Furthermore we are of opinion that the use of the garage was to be limited solely for the convenience of those carrying on a business on the defendant's land and not to permit a business itself to be carried on in the garage. It is plain that all use of the garage building as a garage in connection with a business conducted on the defendant's premises ceased when Curtis & Pope moved to "South Bay" and that the rights in the passageway and the "reserved area" thereupon terminated by their own limitations. This limited right of way and the use of the "reserved area" could not be extended into a general easement greater than that contemplated or intended by the parties to the indenture. Atwater v. Bodfish, 11 Gray 150 . Bangs v. Potter, 135 Mass. 245 , 247. Cornell-Andrews Smelting Co. v. Boston & Providence Railroad, 215 Mass. 381 , 388. Makepeace Bros. Inc. v. Barnstable, 292 Mass. 518 , 525.

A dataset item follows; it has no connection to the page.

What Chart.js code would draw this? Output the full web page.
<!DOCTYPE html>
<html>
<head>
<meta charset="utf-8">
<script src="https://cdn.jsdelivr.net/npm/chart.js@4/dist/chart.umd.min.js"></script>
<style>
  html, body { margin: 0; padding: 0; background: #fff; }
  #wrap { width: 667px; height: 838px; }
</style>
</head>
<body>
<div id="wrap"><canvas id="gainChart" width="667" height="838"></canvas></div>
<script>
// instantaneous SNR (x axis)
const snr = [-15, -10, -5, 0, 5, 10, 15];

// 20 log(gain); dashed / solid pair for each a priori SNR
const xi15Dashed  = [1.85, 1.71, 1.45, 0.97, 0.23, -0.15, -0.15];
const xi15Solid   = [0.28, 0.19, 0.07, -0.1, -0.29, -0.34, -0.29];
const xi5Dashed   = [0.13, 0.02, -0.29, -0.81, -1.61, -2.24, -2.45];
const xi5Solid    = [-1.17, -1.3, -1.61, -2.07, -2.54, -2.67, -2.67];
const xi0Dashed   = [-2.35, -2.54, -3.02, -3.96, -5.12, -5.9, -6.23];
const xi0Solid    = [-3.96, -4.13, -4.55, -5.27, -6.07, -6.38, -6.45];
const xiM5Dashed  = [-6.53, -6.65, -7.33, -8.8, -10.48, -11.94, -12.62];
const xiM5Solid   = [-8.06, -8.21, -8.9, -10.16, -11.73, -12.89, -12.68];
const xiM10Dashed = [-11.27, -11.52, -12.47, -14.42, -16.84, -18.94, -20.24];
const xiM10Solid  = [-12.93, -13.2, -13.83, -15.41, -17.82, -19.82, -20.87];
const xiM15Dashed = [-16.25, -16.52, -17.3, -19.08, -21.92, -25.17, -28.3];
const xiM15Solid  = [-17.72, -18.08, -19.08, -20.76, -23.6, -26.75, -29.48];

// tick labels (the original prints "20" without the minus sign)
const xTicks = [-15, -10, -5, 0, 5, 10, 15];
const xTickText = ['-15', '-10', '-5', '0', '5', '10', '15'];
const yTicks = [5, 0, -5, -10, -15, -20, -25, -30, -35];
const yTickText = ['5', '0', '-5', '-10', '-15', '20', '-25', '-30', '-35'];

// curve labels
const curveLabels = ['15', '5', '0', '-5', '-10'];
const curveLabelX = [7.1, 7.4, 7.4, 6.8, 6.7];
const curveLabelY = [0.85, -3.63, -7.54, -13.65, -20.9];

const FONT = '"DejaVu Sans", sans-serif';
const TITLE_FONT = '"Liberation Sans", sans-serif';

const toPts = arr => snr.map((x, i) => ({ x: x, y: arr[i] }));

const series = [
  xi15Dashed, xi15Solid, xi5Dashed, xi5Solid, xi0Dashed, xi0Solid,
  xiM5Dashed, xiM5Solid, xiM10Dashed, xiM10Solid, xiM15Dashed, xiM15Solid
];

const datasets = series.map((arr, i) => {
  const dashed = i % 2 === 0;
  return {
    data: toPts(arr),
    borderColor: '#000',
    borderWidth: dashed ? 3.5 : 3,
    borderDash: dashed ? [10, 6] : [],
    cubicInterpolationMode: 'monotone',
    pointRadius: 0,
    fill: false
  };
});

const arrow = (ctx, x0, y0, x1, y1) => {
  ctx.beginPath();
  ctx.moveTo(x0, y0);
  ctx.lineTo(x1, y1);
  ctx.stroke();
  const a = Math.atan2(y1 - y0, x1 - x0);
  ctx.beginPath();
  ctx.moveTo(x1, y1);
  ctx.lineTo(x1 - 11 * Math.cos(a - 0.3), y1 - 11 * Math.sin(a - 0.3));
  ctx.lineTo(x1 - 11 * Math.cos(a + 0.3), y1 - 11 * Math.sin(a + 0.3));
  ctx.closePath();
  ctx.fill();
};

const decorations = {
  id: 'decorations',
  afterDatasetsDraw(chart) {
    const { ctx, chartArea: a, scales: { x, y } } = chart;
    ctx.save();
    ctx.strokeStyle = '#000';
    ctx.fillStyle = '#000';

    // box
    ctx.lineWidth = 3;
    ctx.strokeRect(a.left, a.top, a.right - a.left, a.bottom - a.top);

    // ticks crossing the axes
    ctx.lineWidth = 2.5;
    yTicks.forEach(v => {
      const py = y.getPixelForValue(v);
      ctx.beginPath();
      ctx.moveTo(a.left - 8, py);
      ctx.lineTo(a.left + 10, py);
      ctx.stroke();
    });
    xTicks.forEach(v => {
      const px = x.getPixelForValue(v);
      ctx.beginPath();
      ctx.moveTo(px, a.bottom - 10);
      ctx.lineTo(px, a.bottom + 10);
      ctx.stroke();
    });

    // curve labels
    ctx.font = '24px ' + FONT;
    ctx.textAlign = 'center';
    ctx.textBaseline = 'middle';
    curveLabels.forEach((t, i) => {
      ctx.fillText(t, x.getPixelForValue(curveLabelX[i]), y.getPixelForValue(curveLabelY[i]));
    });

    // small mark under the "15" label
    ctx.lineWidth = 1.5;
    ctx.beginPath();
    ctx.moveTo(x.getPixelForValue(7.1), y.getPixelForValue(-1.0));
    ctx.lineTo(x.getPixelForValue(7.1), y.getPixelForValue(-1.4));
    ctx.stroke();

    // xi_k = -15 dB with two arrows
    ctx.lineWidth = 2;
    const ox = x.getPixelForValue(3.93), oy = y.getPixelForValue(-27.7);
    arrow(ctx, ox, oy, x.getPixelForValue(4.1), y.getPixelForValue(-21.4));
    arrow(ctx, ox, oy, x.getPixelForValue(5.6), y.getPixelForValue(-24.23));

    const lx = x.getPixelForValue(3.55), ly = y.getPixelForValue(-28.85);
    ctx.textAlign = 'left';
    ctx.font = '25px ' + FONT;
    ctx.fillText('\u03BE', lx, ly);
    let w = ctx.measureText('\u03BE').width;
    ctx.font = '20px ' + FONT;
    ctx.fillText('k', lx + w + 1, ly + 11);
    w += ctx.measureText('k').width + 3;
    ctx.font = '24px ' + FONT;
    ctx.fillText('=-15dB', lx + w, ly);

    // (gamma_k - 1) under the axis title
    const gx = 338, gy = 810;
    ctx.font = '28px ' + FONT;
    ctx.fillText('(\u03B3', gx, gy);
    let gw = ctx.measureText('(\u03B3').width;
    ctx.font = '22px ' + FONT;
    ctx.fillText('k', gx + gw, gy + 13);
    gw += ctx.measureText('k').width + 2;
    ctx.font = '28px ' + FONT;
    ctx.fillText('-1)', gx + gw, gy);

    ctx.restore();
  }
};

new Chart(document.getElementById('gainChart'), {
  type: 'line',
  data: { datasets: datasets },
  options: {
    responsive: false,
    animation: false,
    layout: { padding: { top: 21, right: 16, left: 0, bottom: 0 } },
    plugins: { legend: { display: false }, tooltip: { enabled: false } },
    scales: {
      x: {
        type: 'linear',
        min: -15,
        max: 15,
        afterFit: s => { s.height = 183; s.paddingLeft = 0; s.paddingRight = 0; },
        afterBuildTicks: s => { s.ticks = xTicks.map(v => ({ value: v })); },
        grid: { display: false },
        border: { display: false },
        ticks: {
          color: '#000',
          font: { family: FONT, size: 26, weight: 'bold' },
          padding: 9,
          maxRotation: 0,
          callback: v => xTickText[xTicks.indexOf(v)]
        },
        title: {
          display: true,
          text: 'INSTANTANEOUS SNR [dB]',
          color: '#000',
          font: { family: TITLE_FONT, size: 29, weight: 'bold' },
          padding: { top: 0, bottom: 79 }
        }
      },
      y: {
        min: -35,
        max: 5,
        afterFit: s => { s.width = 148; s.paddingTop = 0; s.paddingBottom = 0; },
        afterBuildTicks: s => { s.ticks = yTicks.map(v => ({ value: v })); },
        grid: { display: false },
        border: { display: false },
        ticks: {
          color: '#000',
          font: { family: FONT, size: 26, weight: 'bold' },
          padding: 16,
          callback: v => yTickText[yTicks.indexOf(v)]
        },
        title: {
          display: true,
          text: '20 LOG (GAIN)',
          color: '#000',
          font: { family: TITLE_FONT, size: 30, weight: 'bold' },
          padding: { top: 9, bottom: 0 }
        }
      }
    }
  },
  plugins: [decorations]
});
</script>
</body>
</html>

The changed use of the easements was not within the contemplated "normal development of the use of the dominant tenement." Restatement: Property, Section 484. See also Section 483. The easements, being created for "so long as" certain uses were made of them, terminated without any entry or other act of the owner of the servient tenement. Markey v. Smith, 301 Mass. 64 , 69. Akasu v. Power, 325 Mass. 497 , 501. Batchelder v. State Capital Bank, 66 N. H. 386, 388.
The defendant, however, contends that if the easements terminated in 1931 when Curtis & Pope ceased to use the
garage for the storage of automobiles, as we hold, she had acquired easements by prescription when this suit was brought in 1954. Without discussing the various uses to which the garage was put during the intervening years it is enough to say that the judge expressly found that there was no evidence of any use (adverse or otherwise) from 1932 to 1935. This effectively disposes of an adverse and continuous use for twenty years so that no prescriptive rights could have been acquired by the defendant.
The record does not disclose the amount of damage if any sustained by the plaintiff and it does not argue the question of damages in its brief so we do not pass upon such question. Rule 13 of the Rules for the Regulation of Practice before the Full Court (1952), 328 Mass. 698 .
It follows that the final decree must be reversed and a new final decree entered declaring that the land owned by the plaintiff is not now subject to any easements in favor of the defendant and providing that the defendant and her tenants be permanently restrained and enjoined from passing and repassing over said right of way and from using in any way the "reserved area" both of which are described in the indenture dated July 27, 1926.
The plaintiff is to have costs of this appeal.
[Note p192-1] The plaintiff commenced this suit under its former name of Socony-Vacuum Oil Company Incorporated, and was allowed by amendment to substitute its correct name.
[Note p192-2] Herbert Gross was also named as a defendant but by agreement the suit was dismissed as to him.
[Note p196-1] "1. The defendants neither admit nor deny the allegations contained in paragraph No. 1 of the plaintiff's bill, and call upon the plaintiff to prove the same so far as material." Part of the seventh paragraph reads, "they [the defendants] contend that the plaintiff has no interest in either the right of way or the reserved area."